> [THE EXERCISE] Look through the data below and work out how many lines contain the string "that". Give the number alone.

_ _ _ _

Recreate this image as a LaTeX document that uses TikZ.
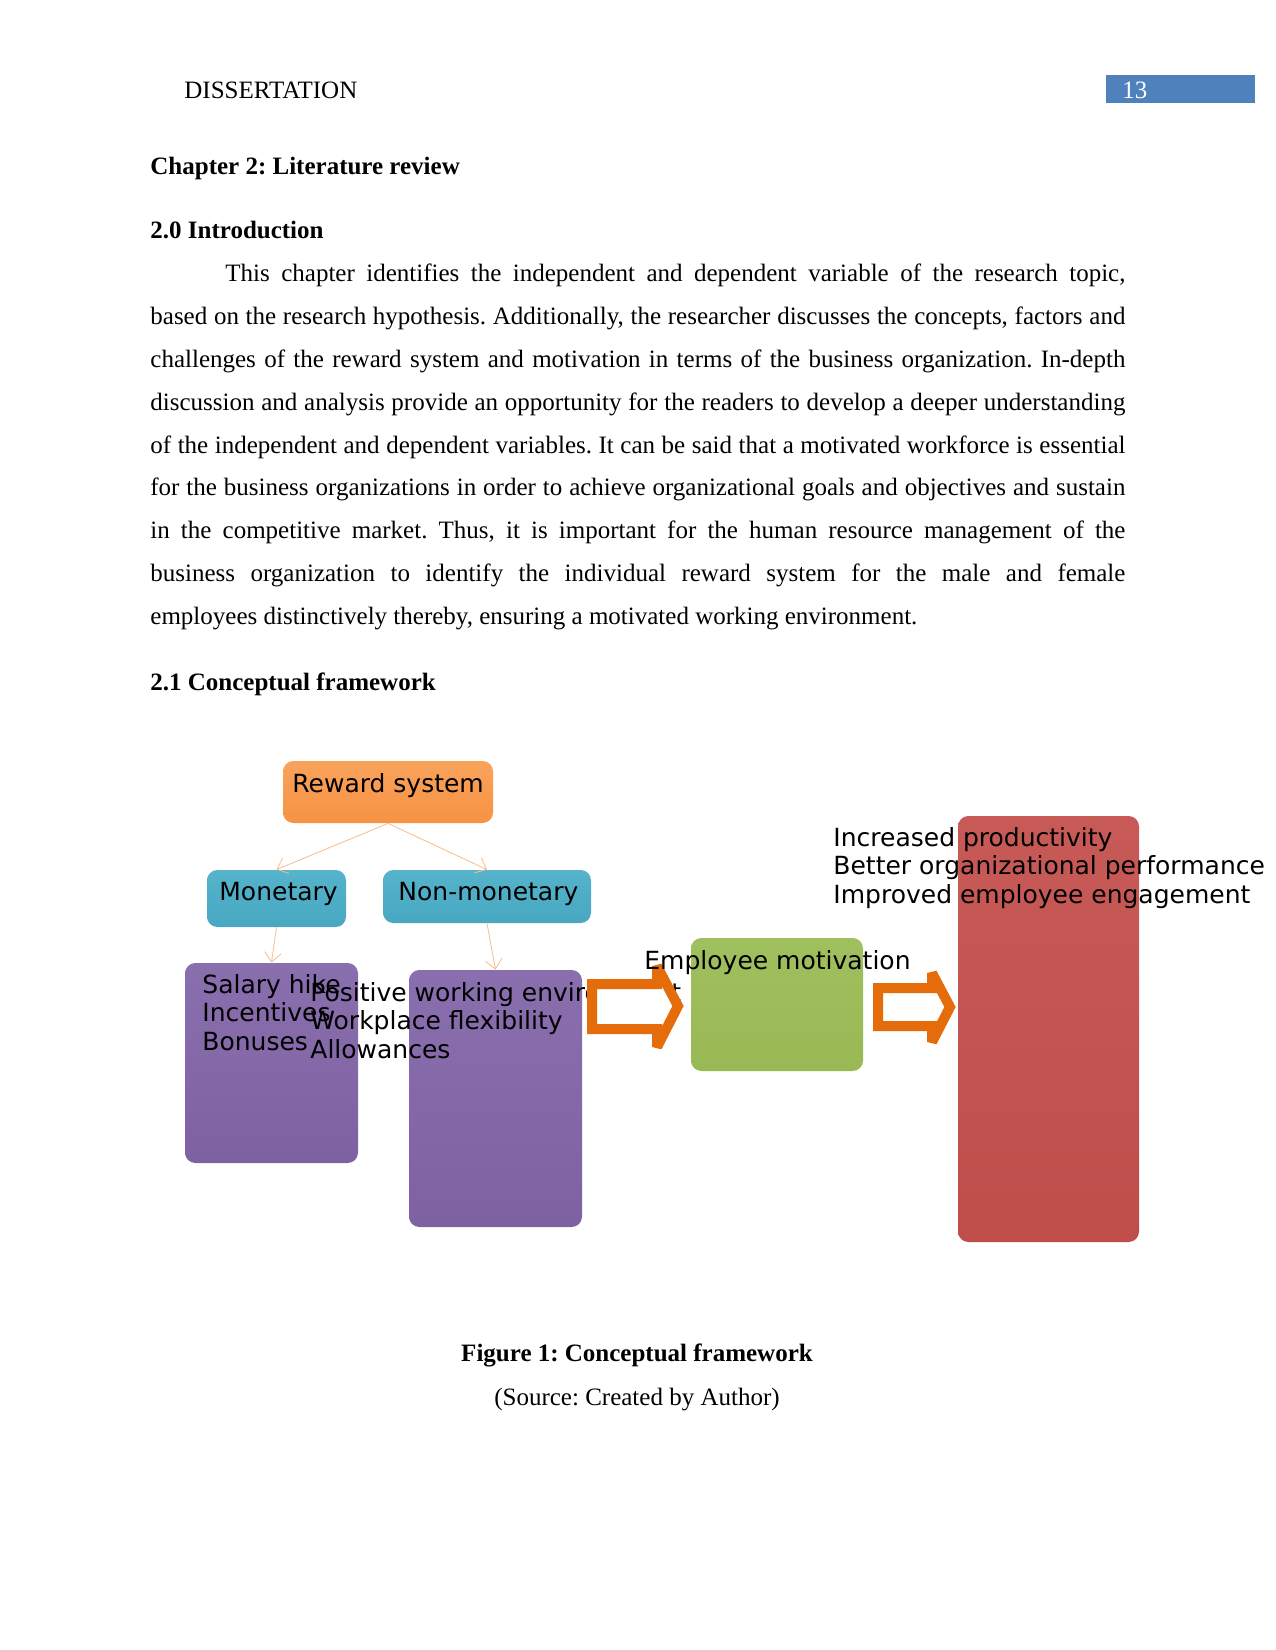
\documentclass[tikz,border=0pt]{standalone}
\usepackage{fontspec}
\setmainfont{Liberation Serif}
\newfontfamily\djv{DejaVu Sans}
\usetikzlibrary{arrows.meta}
\definecolor{hdrblue}{HTML}{4F81BD}
\definecolor{orgtop}{HTML}{F9A25C}
\definecolor{orgbot}{HTML}{F79343}
\definecolor{blutop}{HTML}{55B3CB}
\definecolor{blubot}{HTML}{48A8C2}
\definecolor{purtop}{HTML}{8A6FAE}
\definecolor{purbot}{HTML}{7E61A0}
\definecolor{grntop}{HTML}{A0BF5E}
\definecolor{grnbot}{HTML}{99B955}
\definecolor{redtop}{HTML}{C75A57}
\definecolor{redbot}{HTML}{BF4E4B}
\definecolor{arrorange}{HTML}{E46C0A}
\definecolor{linkorange}{HTML}{F8BE8E}
\begin{document}
\frenchspacing
\begin{tikzpicture}[x=0.48pt,y=-0.48pt,
  txt/.style={inner sep=0pt, anchor=base west, font=\fontsize{12pt}{14pt}\selectfont},
  bold/.style={txt, font=\fontsize{12pt}{14pt}\selectfont\bfseries},
  dtxt/.style={inner sep=0pt, anchor=base west, font=\djv\fontsize{12pt}{13.8pt}\selectfont},
  box/.style={rectangle, rounded corners=5pt, inner sep=0pt, draw=none},
  link/.style={draw=linkorange, line width=0.4pt, -{Straight Barb[length=4.5pt,width=8pt]}},
  blockarrow/.style={draw=arrorange, line width=4.8pt, fill=white, line join=miter, miter limit=3}
]
\useasboundingbox[fill=white] (0,0) rectangle (1275,1650);

% header
\node[txt] (hdr) at (184,99) {DISSERTATION};
\node[rectangle, fill=hdrblue, inner sep=0pt, anchor=north west, minimum width={149*0.48pt}, minimum height={28*0.48pt}] (pgbox) at (1106,75) {};
\node[txt, text=white] (pgnum) at (1122,99) {13};

% headings and paragraph
\node[bold] (chap) at (150,175) {Chapter 2: Literature review};
\node[bold] (intro) at (150,239) {2.0 Introduction};
\node[txt] (p1) at (225,282) {\makebox[432pt][s]{This chapter identifies the independent and dependent variable of the research topic,}};
\node[txt] (p2) at (150,324.8) {\makebox[468pt][s]{based on the research hypothesis. Additionally, the researcher discusses the concepts, factors and}};
\node[txt] (p3) at (150,367.6) {\makebox[468pt][s]{challenges of the reward system and motivation in terms of the business organization. In-depth}};
\node[txt] (p4) at (150,410.4) {\makebox[468pt][s]{discussion and analysis provide an opportunity for the readers to develop a deeper understanding}};
\node[txt] (p5) at (150,453.2) {\makebox[468pt][s]{of the independent and dependent variables. It can be said that a motivated workforce is essential}};
\node[txt] (p6) at (150,496) {\makebox[468pt][s]{for the business organizations in order to achieve organizational goals and objectives and sustain}};
\node[txt] (p7) at (150,538.8) {\makebox[468pt][s]{in the competitive market. Thus, it is important for the human resource management of the}};
\node[txt] (p8) at (150,581.6) {\makebox[468pt][s]{business organization to identify the individual reward system for the male and female}};
\node[txt] (p9) at (150,624.4) {employees distinctively thereby, ensuring a motivated working environment.};
\node[bold] (concept) at (150,690) {2.1 Conceptual framework};

% diagram boxes
\node[box, top color=orgtop, bottom color=orgbot, minimum width={210*0.48pt}, minimum height={62*0.48pt}] (rew) at (388,792) {};
\node[box, top color=blutop, bottom color=blubot, minimum width={139*0.48pt}, minimum height={57*0.48pt}] (mon) at (276.5,898.5) {};
\node[box, top color=blutop, bottom color=blubot, minimum width={208*0.48pt}, minimum height={53*0.48pt}] (non) at (487,896.5) {};
\node[box, top color=purtop, bottom color=purbot, minimum width={173*0.48pt}, minimum height={200*0.48pt}] (pl1) at (271.5,1063) {};
\node[box, top color=purtop, bottom color=purbot, minimum width={173*0.48pt}, minimum height={257*0.48pt}] (pl2) at (495.5,1098.5) {};

\node[dtxt] (rewt) at (292,792) {Reward system};
\node[dtxt] (mont) at (219,900) {Monetary};
\node[dtxt] (nont) at (398,900) {Non-monetary};

\draw[link] (rew.south) -- (mon.north);
\draw[link] (rew.south) -- (non.north);
\draw[link] (mon.south) -- (pl1.north);
\draw[link] (non.south) -- (pl2.north);

\node[dtxt] (pl1t) at (202,993) {\begin{tabular}[t]{@{}l@{}}Salary hike\\Incentives\\Bonuses\end{tabular}};
\node[dtxt] (pl2t) at (310,1001) {\begin{tabular}[t]{@{}l@{}}Positive working environment\\Workplace flexibility\\Allowances\end{tabular}};

% first block arrow
\draw[blockarrow] (592,984) -- (657,984) -- (657,966) -- (678,1006) -- (657,1047) -- (657,1029) -- (592,1029) -- cycle;

\node[box, top color=grntop, bottom color=grnbot, minimum width={172*0.48pt}, minimum height={133*0.48pt}] (grn) at (777,1004.5) {};
\node[dtxt] (grnt) at (644,969) {Employee motivation};

% second block arrow
\draw[blockarrow] (878,988) -- (932,988) -- (932,973) -- (950,1007) -- (932,1042) -- (932,1026) -- (878,1026) -- cycle;

\node[box, top color=redtop, bottom color=redbot, minimum width={181*0.48pt}, minimum height={426*0.48pt}] (red) at (1048.5,1029) {};
\node[dtxt] (redt) at (833,846) {\begin{tabular}[t]{@{}l@{}}Increased productivity\\Better organizational performance\\Improved employee engagement\end{tabular}};

% caption
\node[bold, anchor=base] (cap) at (637,1361) {Figure 1: Conceptual framework};
\node[txt, anchor=base] (src) at (637,1405) {(Source: Created by Author)};
\end{tikzpicture}
\end{document}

_ _ _ _

> [TASK SOLUTION] 2